**EXERCISE DESCRIPTION:** Exactly the lines from the start of the data below through the line that contains "0.006, 0.006, 0.005]" are to be copied, with pictures left out.

========================================================================

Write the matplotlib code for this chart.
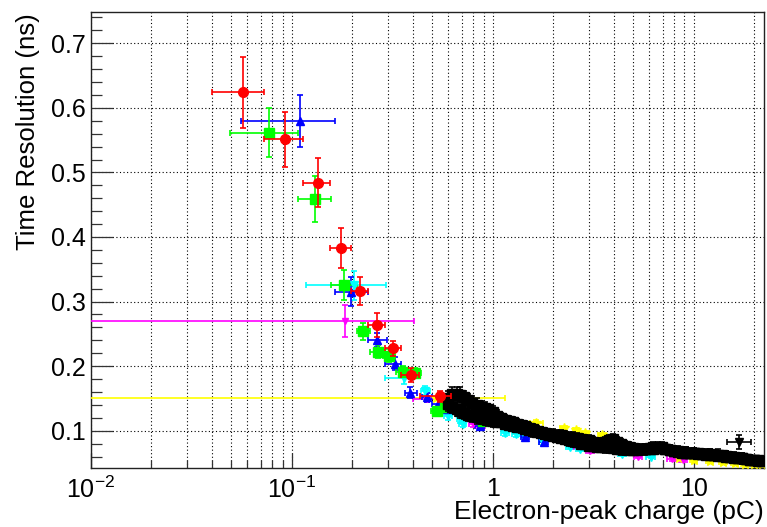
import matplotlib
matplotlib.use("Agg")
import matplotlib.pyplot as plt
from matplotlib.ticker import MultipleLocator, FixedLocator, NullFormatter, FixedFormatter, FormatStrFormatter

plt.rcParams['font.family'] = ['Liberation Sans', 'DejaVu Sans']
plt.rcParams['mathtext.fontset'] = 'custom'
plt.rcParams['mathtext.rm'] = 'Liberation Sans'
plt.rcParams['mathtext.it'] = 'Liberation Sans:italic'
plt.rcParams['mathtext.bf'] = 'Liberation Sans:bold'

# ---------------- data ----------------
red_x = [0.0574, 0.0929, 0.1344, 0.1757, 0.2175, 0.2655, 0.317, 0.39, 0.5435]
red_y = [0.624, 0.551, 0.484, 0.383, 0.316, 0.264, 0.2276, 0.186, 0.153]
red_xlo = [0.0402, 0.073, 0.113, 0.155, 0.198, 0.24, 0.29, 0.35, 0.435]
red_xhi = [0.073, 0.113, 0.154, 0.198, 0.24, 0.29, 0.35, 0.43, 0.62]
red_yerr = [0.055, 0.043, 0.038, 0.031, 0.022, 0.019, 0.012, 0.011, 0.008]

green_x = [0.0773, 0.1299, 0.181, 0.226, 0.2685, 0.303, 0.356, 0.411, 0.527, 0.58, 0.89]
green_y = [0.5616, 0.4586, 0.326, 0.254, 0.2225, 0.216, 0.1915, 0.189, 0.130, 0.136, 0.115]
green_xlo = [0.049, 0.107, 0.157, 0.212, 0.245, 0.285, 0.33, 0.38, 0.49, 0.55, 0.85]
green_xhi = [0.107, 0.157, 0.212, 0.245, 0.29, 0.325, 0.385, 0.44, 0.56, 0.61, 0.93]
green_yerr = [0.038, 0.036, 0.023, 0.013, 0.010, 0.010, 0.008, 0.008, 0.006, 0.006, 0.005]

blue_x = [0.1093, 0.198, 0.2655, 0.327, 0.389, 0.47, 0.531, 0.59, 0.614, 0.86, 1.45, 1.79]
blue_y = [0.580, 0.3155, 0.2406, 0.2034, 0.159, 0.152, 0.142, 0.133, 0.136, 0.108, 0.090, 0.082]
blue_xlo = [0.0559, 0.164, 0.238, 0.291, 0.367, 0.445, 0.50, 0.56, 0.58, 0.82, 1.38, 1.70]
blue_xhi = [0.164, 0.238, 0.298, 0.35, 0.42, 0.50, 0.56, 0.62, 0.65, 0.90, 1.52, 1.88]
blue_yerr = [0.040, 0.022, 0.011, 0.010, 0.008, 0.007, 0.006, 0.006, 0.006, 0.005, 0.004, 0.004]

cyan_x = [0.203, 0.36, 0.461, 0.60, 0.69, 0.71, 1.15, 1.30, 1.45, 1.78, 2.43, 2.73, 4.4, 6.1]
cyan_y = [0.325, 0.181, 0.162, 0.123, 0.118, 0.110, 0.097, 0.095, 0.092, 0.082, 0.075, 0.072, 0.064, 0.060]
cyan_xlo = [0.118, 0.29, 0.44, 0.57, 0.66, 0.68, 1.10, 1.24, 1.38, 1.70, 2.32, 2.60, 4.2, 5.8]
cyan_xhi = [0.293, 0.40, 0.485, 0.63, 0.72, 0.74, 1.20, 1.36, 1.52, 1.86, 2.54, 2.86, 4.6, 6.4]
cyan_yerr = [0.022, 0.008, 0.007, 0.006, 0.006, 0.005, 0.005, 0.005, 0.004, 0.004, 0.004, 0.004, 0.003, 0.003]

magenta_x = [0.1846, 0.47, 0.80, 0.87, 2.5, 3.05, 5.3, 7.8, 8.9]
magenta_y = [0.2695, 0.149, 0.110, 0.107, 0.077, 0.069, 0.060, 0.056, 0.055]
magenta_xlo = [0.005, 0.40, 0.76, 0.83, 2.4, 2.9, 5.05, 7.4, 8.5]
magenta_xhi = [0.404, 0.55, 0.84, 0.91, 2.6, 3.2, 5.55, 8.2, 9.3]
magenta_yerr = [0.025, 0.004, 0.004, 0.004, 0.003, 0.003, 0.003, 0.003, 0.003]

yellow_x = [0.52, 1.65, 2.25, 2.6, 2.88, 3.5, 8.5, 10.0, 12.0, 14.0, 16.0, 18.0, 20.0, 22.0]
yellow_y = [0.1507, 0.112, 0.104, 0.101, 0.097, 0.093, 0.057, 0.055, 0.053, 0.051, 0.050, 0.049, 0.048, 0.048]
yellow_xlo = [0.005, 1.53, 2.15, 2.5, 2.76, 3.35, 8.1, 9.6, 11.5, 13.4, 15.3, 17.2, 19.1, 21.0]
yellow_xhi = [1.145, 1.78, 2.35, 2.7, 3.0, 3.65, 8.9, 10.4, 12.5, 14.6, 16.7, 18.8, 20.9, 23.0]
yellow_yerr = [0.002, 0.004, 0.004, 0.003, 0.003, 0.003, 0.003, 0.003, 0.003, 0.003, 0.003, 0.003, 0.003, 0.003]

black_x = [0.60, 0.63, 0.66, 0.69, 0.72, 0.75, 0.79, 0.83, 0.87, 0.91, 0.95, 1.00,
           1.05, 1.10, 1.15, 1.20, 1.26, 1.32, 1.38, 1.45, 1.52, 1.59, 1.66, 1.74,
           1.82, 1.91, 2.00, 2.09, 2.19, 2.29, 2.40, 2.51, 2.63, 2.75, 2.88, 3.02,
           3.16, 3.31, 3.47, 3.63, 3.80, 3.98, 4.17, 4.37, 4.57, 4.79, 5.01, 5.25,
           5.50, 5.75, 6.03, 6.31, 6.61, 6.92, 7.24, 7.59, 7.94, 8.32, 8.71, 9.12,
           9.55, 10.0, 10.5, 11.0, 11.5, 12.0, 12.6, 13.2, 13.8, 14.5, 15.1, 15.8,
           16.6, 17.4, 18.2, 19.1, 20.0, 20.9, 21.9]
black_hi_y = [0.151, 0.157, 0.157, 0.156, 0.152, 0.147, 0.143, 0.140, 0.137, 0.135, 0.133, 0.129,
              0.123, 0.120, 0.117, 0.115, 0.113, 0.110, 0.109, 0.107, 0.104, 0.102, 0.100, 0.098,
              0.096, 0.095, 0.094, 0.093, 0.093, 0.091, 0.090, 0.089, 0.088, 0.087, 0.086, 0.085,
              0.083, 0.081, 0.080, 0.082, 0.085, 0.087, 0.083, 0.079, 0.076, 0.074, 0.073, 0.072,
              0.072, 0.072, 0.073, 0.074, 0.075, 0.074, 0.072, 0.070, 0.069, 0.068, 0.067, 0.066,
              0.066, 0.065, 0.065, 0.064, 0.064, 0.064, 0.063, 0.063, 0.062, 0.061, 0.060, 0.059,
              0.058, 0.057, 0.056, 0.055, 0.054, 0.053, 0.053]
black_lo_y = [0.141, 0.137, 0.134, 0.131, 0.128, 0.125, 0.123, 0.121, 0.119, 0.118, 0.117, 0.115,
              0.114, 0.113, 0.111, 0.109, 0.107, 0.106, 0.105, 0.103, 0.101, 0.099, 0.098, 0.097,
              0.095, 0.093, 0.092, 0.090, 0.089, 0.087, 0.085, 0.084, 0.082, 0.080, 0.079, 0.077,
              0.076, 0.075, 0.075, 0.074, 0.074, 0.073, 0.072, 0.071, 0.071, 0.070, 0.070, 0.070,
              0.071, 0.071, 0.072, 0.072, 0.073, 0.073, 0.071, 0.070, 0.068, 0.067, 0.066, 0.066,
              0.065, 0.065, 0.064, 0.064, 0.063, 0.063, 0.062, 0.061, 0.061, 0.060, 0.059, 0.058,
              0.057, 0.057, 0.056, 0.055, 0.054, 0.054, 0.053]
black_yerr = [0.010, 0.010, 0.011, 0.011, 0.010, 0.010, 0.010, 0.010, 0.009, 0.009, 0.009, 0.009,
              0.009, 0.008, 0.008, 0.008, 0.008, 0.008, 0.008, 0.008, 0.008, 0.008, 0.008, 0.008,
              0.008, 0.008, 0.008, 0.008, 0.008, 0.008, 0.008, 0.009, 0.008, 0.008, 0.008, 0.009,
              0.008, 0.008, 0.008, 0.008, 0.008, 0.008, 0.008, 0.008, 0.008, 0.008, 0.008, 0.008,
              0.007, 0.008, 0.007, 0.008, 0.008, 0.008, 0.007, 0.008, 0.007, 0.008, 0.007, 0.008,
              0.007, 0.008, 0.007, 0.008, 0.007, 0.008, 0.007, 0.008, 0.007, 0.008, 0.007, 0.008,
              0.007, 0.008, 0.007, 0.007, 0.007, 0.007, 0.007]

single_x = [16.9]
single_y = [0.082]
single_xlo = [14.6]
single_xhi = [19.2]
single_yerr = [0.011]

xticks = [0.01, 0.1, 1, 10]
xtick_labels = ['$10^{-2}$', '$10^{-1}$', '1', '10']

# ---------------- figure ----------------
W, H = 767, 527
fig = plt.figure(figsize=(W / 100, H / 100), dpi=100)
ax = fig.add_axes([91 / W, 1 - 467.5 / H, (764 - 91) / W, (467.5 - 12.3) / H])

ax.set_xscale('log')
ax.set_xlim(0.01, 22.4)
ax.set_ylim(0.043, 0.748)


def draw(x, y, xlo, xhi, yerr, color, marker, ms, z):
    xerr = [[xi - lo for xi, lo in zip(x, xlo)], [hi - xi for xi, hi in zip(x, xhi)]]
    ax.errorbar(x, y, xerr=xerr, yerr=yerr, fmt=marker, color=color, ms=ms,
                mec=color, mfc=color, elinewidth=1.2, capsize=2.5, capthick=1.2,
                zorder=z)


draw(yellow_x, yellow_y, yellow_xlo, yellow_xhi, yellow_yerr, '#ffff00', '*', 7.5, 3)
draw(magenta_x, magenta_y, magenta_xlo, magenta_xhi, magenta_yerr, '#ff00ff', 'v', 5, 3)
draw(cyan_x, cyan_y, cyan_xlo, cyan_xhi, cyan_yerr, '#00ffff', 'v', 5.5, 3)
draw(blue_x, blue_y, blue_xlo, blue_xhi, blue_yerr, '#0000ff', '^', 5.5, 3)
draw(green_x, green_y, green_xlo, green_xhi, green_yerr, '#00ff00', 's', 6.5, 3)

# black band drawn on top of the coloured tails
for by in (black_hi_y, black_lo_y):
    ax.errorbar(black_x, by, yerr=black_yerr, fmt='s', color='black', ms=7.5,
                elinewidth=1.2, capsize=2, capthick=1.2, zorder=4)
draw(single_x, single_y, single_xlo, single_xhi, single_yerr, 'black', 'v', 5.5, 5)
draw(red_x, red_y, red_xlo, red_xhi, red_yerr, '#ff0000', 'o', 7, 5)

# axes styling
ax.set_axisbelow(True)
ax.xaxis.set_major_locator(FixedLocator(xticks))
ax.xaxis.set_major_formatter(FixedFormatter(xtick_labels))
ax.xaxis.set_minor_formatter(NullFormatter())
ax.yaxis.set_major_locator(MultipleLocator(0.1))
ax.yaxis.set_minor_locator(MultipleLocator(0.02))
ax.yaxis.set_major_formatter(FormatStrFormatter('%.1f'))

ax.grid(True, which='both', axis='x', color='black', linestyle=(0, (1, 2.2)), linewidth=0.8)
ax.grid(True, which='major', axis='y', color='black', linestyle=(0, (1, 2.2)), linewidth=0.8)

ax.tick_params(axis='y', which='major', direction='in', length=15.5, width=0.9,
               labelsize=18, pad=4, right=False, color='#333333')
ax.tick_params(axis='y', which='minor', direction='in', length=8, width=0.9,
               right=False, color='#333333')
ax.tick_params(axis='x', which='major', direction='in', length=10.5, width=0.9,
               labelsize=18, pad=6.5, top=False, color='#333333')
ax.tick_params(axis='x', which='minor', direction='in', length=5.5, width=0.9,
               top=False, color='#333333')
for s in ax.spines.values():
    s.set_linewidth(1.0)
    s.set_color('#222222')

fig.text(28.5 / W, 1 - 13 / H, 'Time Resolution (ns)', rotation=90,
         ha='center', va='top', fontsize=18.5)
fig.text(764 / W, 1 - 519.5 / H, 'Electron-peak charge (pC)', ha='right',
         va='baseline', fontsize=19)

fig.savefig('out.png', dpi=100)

========================================================================

**THE OUTPUT:**
Write the matplotlib code for this chart.
import matplotlib
matplotlib.use("Agg")
import matplotlib.pyplot as plt
from matplotlib.ticker import MultipleLocator, FixedLocator, NullFormatter, FixedFormatter, FormatStrFormatter

plt.rcParams['font.family'] = ['Liberation Sans', 'DejaVu Sans']
plt.rcParams['mathtext.fontset'] = 'custom'
plt.rcParams['mathtext.rm'] = 'Liberation Sans'
plt.rcParams['mathtext.it'] = 'Liberation Sans:italic'
plt.rcParams['mathtext.bf'] = 'Liberation Sans:bold'

# ---------------- data ----------------
red_x = [0.0574, 0.0929, 0.1344, 0.1757, 0.2175, 0.2655, 0.317, 0.39, 0.5435]
red_y = [0.624, 0.551, 0.484, 0.383, 0.316, 0.264, 0.2276, 0.186, 0.153]
red_xlo = [0.0402, 0.073, 0.113, 0.155, 0.198, 0.24, 0.29, 0.35, 0.435]
red_xhi = [0.073, 0.113, 0.154, 0.198, 0.24, 0.29, 0.35, 0.43, 0.62]
red_yerr = [0.055, 0.043, 0.038, 0.031, 0.022, 0.019, 0.012, 0.011, 0.008]

green_x = [0.0773, 0.1299, 0.181, 0.226, 0.2685, 0.303, 0.356, 0.411, 0.527, 0.58, 0.89]
green_y = [0.5616, 0.4586, 0.326, 0.254, 0.2225, 0.216, 0.1915, 0.189, 0.130, 0.136, 0.115]
green_xlo = [0.049, 0.107, 0.157, 0.212, 0.245, 0.285, 0.33, 0.38, 0.49, 0.55, 0.85]
green_xhi = [0.107, 0.157, 0.212, 0.245, 0.29, 0.325, 0.385, 0.44, 0.56, 0.61, 0.93]
green_yerr = [0.038, 0.036, 0.023, 0.013, 0.010, 0.010, 0.008, 0.008, 0.006, 0.006, 0.005]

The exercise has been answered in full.